----- DATASET EXCERPT

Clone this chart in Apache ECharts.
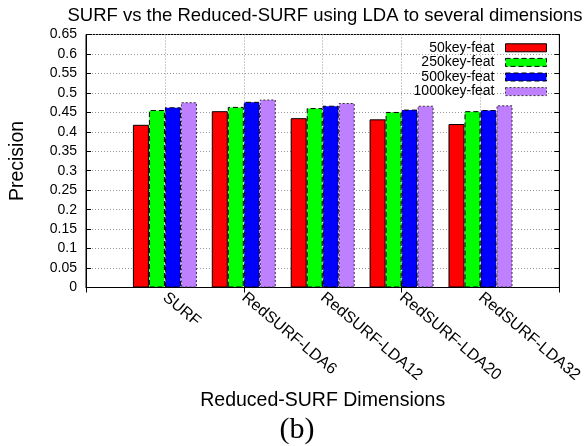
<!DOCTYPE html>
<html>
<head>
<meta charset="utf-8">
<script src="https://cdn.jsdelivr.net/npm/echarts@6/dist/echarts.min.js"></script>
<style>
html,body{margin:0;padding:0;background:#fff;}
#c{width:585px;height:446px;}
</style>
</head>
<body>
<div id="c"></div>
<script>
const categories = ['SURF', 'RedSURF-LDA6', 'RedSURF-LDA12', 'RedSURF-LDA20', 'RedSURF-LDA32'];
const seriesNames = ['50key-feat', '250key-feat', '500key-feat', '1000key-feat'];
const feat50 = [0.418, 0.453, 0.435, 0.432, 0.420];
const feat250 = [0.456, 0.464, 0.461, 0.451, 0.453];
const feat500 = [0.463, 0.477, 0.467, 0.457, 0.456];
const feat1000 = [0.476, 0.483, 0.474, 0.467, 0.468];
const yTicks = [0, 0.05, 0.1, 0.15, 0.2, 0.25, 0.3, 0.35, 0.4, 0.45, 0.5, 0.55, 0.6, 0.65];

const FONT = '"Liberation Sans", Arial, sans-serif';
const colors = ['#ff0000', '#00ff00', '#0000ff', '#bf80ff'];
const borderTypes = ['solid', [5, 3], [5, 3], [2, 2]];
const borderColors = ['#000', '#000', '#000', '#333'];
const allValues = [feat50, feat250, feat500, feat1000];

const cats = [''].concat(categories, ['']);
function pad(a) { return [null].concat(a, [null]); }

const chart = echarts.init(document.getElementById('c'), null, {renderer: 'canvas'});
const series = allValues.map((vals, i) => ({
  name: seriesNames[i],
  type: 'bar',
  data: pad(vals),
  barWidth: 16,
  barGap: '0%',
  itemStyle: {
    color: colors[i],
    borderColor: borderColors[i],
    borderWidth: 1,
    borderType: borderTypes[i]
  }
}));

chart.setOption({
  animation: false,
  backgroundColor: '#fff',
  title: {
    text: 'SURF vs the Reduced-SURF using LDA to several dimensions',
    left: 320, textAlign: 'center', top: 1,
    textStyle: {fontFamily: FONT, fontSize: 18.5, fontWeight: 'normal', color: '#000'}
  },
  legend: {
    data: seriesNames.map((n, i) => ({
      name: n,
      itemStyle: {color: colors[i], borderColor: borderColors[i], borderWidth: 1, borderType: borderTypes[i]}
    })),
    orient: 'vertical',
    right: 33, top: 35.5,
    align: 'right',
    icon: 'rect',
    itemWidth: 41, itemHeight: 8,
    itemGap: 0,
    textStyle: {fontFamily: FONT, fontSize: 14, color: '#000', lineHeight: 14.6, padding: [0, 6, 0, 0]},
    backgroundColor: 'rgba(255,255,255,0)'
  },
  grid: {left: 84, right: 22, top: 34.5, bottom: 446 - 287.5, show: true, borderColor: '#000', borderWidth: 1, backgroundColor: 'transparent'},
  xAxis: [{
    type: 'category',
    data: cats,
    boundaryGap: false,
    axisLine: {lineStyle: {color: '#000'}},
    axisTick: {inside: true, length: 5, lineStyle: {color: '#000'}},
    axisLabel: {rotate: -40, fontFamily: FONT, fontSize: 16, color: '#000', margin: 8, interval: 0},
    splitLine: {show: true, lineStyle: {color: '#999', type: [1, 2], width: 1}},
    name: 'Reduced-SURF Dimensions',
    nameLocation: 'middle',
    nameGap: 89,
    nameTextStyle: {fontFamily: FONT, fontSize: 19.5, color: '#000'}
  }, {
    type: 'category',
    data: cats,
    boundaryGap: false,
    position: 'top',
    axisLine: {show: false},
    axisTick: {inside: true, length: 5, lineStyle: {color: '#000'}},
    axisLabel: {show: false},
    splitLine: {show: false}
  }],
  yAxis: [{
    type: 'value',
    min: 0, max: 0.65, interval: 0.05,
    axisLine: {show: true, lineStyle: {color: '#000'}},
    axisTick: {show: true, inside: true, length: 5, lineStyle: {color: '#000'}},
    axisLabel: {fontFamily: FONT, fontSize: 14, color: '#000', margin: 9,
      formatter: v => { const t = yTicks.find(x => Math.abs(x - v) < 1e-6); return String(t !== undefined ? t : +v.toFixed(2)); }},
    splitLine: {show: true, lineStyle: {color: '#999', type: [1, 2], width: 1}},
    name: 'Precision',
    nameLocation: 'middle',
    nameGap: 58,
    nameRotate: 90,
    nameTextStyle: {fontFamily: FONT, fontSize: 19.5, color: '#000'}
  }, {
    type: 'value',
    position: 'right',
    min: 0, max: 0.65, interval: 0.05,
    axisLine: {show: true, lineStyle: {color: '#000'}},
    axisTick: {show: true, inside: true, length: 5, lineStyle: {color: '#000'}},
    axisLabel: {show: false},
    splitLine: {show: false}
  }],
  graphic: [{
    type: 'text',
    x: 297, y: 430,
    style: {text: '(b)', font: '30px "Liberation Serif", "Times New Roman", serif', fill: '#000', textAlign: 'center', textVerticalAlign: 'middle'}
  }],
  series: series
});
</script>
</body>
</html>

----------

**GIVEN PROBLEM**. The lines from the start of the data through the line that contains "0.55, 0.6, 0.65];" are to be returned exactly, please, with both ends included and every picture left out.

**WRITTEN SOLUTION**.
Clone this chart in Apache ECharts.
<!DOCTYPE html>
<html>
<head>
<meta charset="utf-8">
<script src="https://cdn.jsdelivr.net/npm/echarts@6/dist/echarts.min.js"></script>
<style>
html,body{margin:0;padding:0;background:#fff;}
#c{width:585px;height:446px;}
</style>
</head>
<body>
<div id="c"></div>
<script>
const categories = ['SURF', 'RedSURF-LDA6', 'RedSURF-LDA12', 'RedSURF-LDA20', 'RedSURF-LDA32'];
const seriesNames = ['50key-feat', '250key-feat', '500key-feat', '1000key-feat'];
const feat50 = [0.418, 0.453, 0.435, 0.432, 0.420];
const feat250 = [0.456, 0.464, 0.461, 0.451, 0.453];
const feat500 = [0.463, 0.477, 0.467, 0.457, 0.456];
const feat1000 = [0.476, 0.483, 0.474, 0.467, 0.468];
const yTicks = [0, 0.05, 0.1, 0.15, 0.2, 0.25, 0.3, 0.35, 0.4, 0.45, 0.5, 0.55, 0.6, 0.65];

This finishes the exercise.